▶ _Given data_:
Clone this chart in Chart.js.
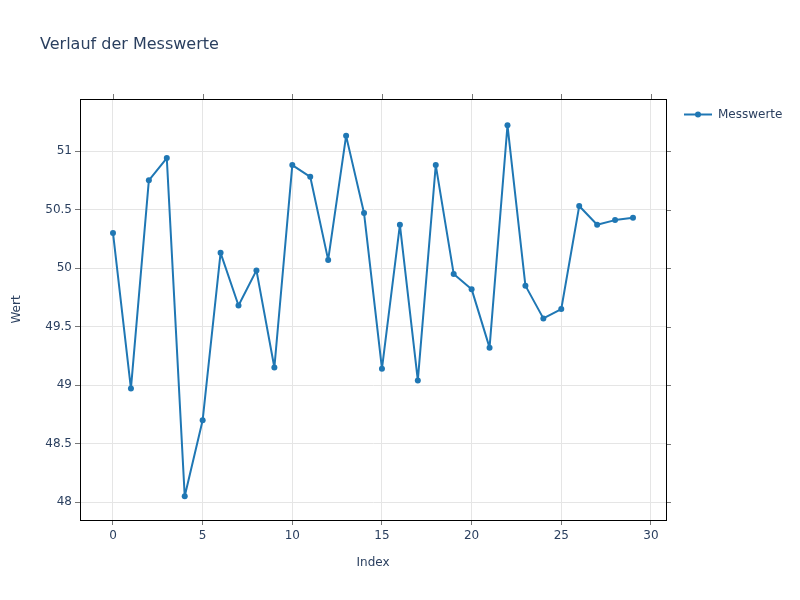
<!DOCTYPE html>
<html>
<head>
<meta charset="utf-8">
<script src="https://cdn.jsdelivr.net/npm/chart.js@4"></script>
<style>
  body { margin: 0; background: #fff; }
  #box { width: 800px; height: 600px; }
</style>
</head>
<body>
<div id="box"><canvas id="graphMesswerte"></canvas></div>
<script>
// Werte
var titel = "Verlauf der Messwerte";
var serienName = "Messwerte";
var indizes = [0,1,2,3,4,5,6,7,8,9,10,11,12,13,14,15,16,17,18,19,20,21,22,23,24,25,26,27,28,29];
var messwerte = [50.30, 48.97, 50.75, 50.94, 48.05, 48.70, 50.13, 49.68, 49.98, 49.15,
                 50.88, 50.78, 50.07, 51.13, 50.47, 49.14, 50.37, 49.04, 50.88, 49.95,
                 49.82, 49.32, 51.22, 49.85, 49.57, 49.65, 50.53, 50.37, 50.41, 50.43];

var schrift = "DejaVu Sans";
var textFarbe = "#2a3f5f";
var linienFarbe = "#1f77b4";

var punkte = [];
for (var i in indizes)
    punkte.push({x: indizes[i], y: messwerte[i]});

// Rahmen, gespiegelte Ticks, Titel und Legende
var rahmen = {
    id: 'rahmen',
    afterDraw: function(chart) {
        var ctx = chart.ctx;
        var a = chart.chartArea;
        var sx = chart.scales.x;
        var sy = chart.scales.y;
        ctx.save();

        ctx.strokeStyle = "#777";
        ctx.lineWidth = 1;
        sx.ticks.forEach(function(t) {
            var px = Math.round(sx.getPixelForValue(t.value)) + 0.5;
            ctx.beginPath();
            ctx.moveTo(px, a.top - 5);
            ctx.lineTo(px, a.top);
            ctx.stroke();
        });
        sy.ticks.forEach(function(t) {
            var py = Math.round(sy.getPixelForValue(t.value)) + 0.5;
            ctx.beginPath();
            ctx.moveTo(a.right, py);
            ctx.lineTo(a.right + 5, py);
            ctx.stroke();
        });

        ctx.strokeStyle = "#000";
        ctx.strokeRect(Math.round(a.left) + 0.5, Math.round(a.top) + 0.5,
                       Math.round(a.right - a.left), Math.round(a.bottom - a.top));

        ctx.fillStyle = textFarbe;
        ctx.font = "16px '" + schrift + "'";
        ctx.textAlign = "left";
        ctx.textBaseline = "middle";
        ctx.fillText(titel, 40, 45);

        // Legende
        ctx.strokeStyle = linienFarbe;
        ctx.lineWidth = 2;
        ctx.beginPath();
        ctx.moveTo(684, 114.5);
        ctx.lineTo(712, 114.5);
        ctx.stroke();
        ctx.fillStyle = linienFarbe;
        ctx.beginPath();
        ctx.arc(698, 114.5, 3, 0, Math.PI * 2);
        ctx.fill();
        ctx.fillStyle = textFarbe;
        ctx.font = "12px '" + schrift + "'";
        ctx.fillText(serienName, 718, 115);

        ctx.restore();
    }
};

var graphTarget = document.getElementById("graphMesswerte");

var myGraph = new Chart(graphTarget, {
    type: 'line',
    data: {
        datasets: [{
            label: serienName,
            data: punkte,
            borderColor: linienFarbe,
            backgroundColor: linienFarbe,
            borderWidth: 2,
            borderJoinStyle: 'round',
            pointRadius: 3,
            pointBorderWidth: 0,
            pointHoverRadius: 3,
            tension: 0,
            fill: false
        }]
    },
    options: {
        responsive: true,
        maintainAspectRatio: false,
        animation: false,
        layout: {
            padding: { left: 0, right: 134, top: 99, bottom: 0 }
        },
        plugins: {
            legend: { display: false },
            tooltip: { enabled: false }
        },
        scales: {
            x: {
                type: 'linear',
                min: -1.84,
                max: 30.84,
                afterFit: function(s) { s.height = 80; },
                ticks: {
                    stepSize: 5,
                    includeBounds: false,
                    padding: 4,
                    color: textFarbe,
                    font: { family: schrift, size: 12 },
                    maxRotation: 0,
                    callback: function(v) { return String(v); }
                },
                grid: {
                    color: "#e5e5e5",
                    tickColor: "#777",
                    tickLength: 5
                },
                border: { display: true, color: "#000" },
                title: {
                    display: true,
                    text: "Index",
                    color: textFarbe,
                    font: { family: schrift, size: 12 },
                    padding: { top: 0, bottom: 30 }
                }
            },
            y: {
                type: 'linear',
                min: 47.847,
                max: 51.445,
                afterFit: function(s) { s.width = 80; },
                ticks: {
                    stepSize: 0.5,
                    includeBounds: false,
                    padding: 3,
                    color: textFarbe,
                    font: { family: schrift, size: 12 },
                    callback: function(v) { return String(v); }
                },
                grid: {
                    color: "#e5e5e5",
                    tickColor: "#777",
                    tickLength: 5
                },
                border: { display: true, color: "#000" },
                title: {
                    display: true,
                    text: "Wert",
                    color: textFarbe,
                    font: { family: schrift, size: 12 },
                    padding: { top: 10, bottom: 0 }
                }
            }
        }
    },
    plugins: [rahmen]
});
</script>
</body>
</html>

▶ _Goal of the exercise_:
Repeat verbatim all the material, but not the pictures.

▶ _Solution for this problem_:
Clone this chart in Chart.js.
<!DOCTYPE html>
<html>
<head>
<meta charset="utf-8">
<script src="https://cdn.jsdelivr.net/npm/chart.js@4"></script>
<style>
  body { margin: 0; background: #fff; }
  #box { width: 800px; height: 600px; }
</style>
</head>
<body>
<div id="box"><canvas id="graphMesswerte"></canvas></div>
<script>
// Werte
var titel = "Verlauf der Messwerte";
var serienName = "Messwerte";
var indizes = [0,1,2,3,4,5,6,7,8,9,10,11,12,13,14,15,16,17,18,19,20,21,22,23,24,25,26,27,28,29];
var messwerte = [50.30, 48.97, 50.75, 50.94, 48.05, 48.70, 50.13, 49.68, 49.98, 49.15,
                 50.88, 50.78, 50.07, 51.13, 50.47, 49.14, 50.37, 49.04, 50.88, 49.95,
                 49.82, 49.32, 51.22, 49.85, 49.57, 49.65, 50.53, 50.37, 50.41, 50.43];

var schrift = "DejaVu Sans";
var textFarbe = "#2a3f5f";
var linienFarbe = "#1f77b4";

var punkte = [];
for (var i in indizes)
    punkte.push({x: indizes[i], y: messwerte[i]});

// Rahmen, gespiegelte Ticks, Titel und Legende
var rahmen = {
    id: 'rahmen',
    afterDraw: function(chart) {
        var ctx = chart.ctx;
        var a = chart.chartArea;
        var sx = chart.scales.x;
        var sy = chart.scales.y;
        ctx.save();

        ctx.strokeStyle = "#777";
        ctx.lineWidth = 1;
        sx.ticks.forEach(function(t) {
            var px = Math.round(sx.getPixelForValue(t.value)) + 0.5;
            ctx.beginPath();
            ctx.moveTo(px, a.top - 5);
            ctx.lineTo(px, a.top);
            ctx.stroke();
        });
        sy.ticks.forEach(function(t) {
            var py = Math.round(sy.getPixelForValue(t.value)) + 0.5;
            ctx.beginPath();
            ctx.moveTo(a.right, py);
            ctx.lineTo(a.right + 5, py);
            ctx.stroke();
        });

        ctx.strokeStyle = "#000";
        ctx.strokeRect(Math.round(a.left) + 0.5, Math.round(a.top) + 0.5,
                       Math.round(a.right - a.left), Math.round(a.bottom - a.top));

        ctx.fillStyle = textFarbe;
        ctx.font = "16px '" + schrift + "'";
        ctx.textAlign = "left";
        ctx.textBaseline = "middle";
        ctx.fillText(titel, 40, 45);

        // Legende
        ctx.strokeStyle = linienFarbe;
        ctx.lineWidth = 2;
        ctx.beginPath();
        ctx.moveTo(684, 114.5);
        ctx.lineTo(712, 114.5);
        ctx.stroke();
        ctx.fillStyle = linienFarbe;
        ctx.beginPath();
        ctx.arc(698, 114.5, 3, 0, Math.PI * 2);
        ctx.fill();
        ctx.fillStyle = textFarbe;
        ctx.font = "12px '" + schrift + "'";
        ctx.fillText(serienName, 718, 115);

        ctx.restore();
    }
};

var graphTarget = document.getElementById("graphMesswerte");

var myGraph = new Chart(graphTarget, {
    type: 'line',
    data: {
        datasets: [{
            label: serienName,
            data: punkte,
            borderColor: linienFarbe,
            backgroundColor: linienFarbe,
            borderWidth: 2,
            borderJoinStyle: 'round',
            pointRadius: 3,
            pointBorderWidth: 0,
            pointHoverRadius: 3,
            tension: 0,
            fill: false
        }]
    },
    options: {
        responsive: true,
        maintainAspectRatio: false,
        animation: false,
        layout: {
            padding: { left: 0, right: 134, top: 99, bottom: 0 }
        },
        plugins: {
            legend: { display: false },
            tooltip: { enabled: false }
        },
        scales: {
            x: {
                type: 'linear',
                min: -1.84,
                max: 30.84,
                afterFit: function(s) { s.height = 80; },
                ticks: {
                    stepSize: 5,
                    includeBounds: false,
                    padding: 4,
                    color: textFarbe,
                    font: { family: schrift, size: 12 },
                    maxRotation: 0,
                    callback: function(v) { return String(v); }
                },
                grid: {
                    color: "#e5e5e5",
                    tickColor: "#777",
                    tickLength: 5
                },
                border: { display: true, color: "#000" },
                title: {
                    display: true,
                    text: "Index",
                    color: textFarbe,
                    font: { family: schrift, size: 12 },
                    padding: { top: 0, bottom: 30 }
                }
            },
            y: {
                type: 'linear',
                min: 47.847,
                max: 51.445,
                afterFit: function(s) { s.width = 80; },
                ticks: {
                    stepSize: 0.5,
                    includeBounds: false,
                    padding: 3,
                    color: textFarbe,
                    font: { family: schrift, size: 12 },
                    callback: function(v) { return String(v); }
                },
                grid: {
                    color: "#e5e5e5",
                    tickColor: "#777",
                    tickLength: 5
                },
                border: { display: true, color: "#000" },
                title: {
                    display: true,
                    text: "Wert",
                    color: textFarbe,
                    font: { family: schrift, size: 12 },
                    padding: { top: 10, bottom: 0 }
                }
            }
        }
    },
    plugins: [rahmen]
});
</script>
</body>
</html>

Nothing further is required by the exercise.